The flexibility the Lakers now have, loaded with expiring and rookie scale contracts, is something Pelinka believes is the “healthiest” in the entire NBA going forward. That flexibility is something Magic and Pelinka both stressed throughout the press conference, noting they could do any number of things with the mostly-clean slate they’re working with.
It came at a cost, of course. Parting ways with Nance Jr., who showed up at the training facility shortly after the news broke to say goodbye to his teammates, is painful. Shipping Clarkson off after his stellar play during the Lakers’ strong run over the last 15 games isn’t easy, either. That’s why Pelinka described the moment as “bittersweet” and Magic heaped praise on both players any chance he could.
Ultimately, though, it was the move they felt needed to happen to grow as a franchise.
“As we all know, if you’re gonna get something great, you gotta give up something great, right? So it was hard for us to give up our two young players, but I don’t want to stay in 11th place, and I don’t want this organization to stay there. So we have to make moves to be able to put us in the playoffs, in position to sign great free agents one day,” Johnson said.
Magic brought empathy to the table while Pelinka brought his usual metaphoricals along with him to the podium, comparing the Lakers’ path to completion to the construction of their brand new UCLA Health Training Center.

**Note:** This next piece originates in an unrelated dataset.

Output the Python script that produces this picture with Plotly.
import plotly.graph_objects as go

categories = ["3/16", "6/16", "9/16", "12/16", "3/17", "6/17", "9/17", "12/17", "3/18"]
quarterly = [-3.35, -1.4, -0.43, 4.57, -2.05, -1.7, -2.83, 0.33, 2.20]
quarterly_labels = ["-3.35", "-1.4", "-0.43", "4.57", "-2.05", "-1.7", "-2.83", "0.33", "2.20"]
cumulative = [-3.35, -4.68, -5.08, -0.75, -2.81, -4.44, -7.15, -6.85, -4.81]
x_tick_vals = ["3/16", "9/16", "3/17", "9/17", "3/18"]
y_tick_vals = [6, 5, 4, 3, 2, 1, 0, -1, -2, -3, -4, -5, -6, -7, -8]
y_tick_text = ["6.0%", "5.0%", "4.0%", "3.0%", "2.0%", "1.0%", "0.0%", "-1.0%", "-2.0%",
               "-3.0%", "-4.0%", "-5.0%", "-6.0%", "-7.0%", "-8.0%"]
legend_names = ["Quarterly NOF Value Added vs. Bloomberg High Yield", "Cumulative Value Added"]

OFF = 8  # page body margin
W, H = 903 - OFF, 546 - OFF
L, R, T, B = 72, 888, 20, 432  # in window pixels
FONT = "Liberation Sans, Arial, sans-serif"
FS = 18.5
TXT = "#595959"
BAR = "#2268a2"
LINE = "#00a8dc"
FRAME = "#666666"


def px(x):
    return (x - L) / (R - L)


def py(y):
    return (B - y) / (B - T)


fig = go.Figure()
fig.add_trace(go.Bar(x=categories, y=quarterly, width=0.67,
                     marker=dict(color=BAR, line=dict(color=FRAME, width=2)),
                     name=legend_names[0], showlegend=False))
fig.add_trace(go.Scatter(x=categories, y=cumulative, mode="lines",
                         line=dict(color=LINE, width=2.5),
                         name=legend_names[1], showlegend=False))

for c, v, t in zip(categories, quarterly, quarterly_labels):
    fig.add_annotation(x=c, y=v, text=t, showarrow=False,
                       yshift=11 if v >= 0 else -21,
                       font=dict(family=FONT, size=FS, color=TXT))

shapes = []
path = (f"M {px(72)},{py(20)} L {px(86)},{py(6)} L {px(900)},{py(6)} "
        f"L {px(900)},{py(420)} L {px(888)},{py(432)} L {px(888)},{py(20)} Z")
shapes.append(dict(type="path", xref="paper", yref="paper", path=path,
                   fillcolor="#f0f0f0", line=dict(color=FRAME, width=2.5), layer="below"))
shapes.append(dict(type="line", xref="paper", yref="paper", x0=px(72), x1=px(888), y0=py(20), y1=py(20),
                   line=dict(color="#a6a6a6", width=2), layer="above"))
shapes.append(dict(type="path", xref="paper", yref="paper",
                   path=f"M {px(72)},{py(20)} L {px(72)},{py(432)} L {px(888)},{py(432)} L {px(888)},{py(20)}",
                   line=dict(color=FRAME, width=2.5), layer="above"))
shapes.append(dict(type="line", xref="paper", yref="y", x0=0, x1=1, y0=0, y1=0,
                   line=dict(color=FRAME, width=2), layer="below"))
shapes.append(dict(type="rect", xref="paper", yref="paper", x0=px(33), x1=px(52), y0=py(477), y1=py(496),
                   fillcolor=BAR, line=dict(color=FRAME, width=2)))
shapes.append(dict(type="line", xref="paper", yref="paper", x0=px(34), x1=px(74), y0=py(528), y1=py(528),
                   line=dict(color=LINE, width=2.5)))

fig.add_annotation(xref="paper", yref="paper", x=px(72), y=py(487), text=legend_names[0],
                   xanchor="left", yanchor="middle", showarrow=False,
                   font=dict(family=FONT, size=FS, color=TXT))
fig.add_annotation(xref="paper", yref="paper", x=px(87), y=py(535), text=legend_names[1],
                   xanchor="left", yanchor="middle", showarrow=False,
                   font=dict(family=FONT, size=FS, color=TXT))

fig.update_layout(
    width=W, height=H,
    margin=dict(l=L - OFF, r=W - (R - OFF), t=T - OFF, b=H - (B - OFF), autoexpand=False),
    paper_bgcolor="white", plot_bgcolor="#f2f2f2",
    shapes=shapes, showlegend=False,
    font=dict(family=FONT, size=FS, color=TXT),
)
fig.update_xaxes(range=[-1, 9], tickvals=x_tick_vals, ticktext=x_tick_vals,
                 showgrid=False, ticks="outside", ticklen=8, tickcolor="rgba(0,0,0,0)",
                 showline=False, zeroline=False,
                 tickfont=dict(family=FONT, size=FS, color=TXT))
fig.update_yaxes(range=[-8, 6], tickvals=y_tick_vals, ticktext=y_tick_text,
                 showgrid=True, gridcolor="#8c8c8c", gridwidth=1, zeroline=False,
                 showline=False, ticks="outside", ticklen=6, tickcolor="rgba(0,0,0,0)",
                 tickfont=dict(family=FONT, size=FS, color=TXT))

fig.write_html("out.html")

“This building that we’re in right now, there’s stages of it in the construction to get and build something beautiful. Sometimes you have to tear down a corner, or you have to redo the kitchen in the remodel on the house, and that can be hard when you’re doing it, but the end product is something that’s great, just like this training center that you’re in. It took years to build,” Pelinka said.
As for reports that the Lakers are shifting their attention to the summer of 2019, Pelinka shut down that notion. He also noted that it’s not all-or-nothing no matter which way the cookie crumbles, with the next two summers both bringing great opportunities for the franchise to make their big moves.

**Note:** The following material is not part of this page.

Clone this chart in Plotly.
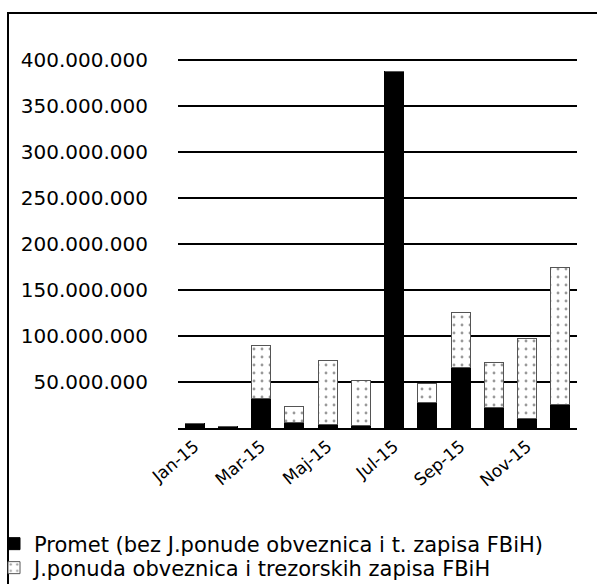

“That’s not accurate,” Pelinka said when asked for his thoughts on the ESPN report. “I think what’s accurate is that we have the ability to look at both. In addition to all the other things I said, it’s not either 2019 or 2018, it could be one in each year if we wanted it to be, two in ‘18, two in ‘19, or just sticking with our young core growing these guys.
“We’ll have many things to look at, and we’ll make those decisions when they come.”

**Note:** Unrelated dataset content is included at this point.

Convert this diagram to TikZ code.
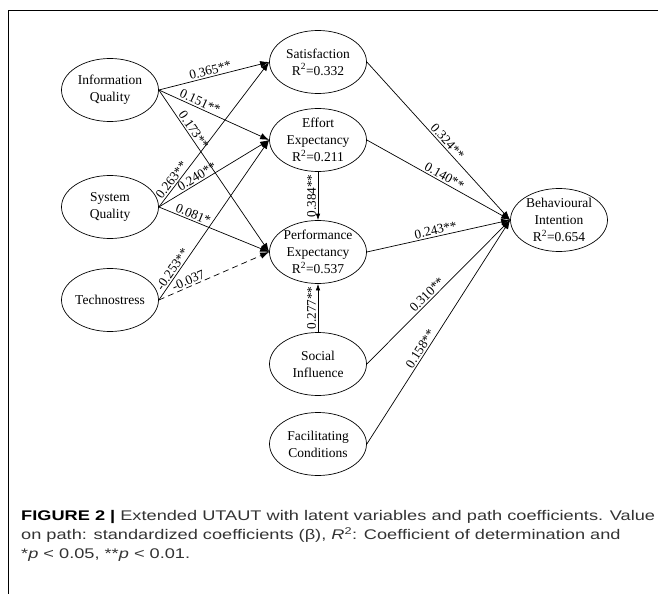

Pelinka may have a very this-or-that approach, but Magic couldn’t contain his beaming optimism about what the future holds for the franchise he not only leads, but loves.
“Wouldn’t have made the move if I wasn’t confident,” Johnson said when asked if he believed stars were on their way to LA. “We have got to take the next step, and I like our core, I love the way Julius is playing right now. This is the best I’ve ever seen him play, and we want to see him continue to do that, but also like Rob already explained the other guys have been playing great.
“But we’re still on the outside looking in. No matter how good we’ve been playing, we’re not in the playoffs, we’re not one of the Top-8 teams in the West, and that’s just the bottom line. I don’t want to stay in this position, I want to have us be in the playoffs, and the only path to that is to add to the roster we already have.”
The cost of arriving at that point continues piling up, with Clarkson and Nance Jr. joining D’Angelo Russell on the chopping block, but Magic and Pelinka believe it to be a necessary sacrifice. That could be the truth, or it could be a swing-and-a-miss, but there’s no question that the franchise is now in a better position to take that big swing in July.
“We now are in that position as the Lakers, we weren’t before the deal we made. And those opportunities will come, we know that,” Pelinka said, winding up his own confidence. “This is the platform that players want to be on in Los Angeles, and now we’re poised to wait for those opportunities to come and seize the right one for the franchise.”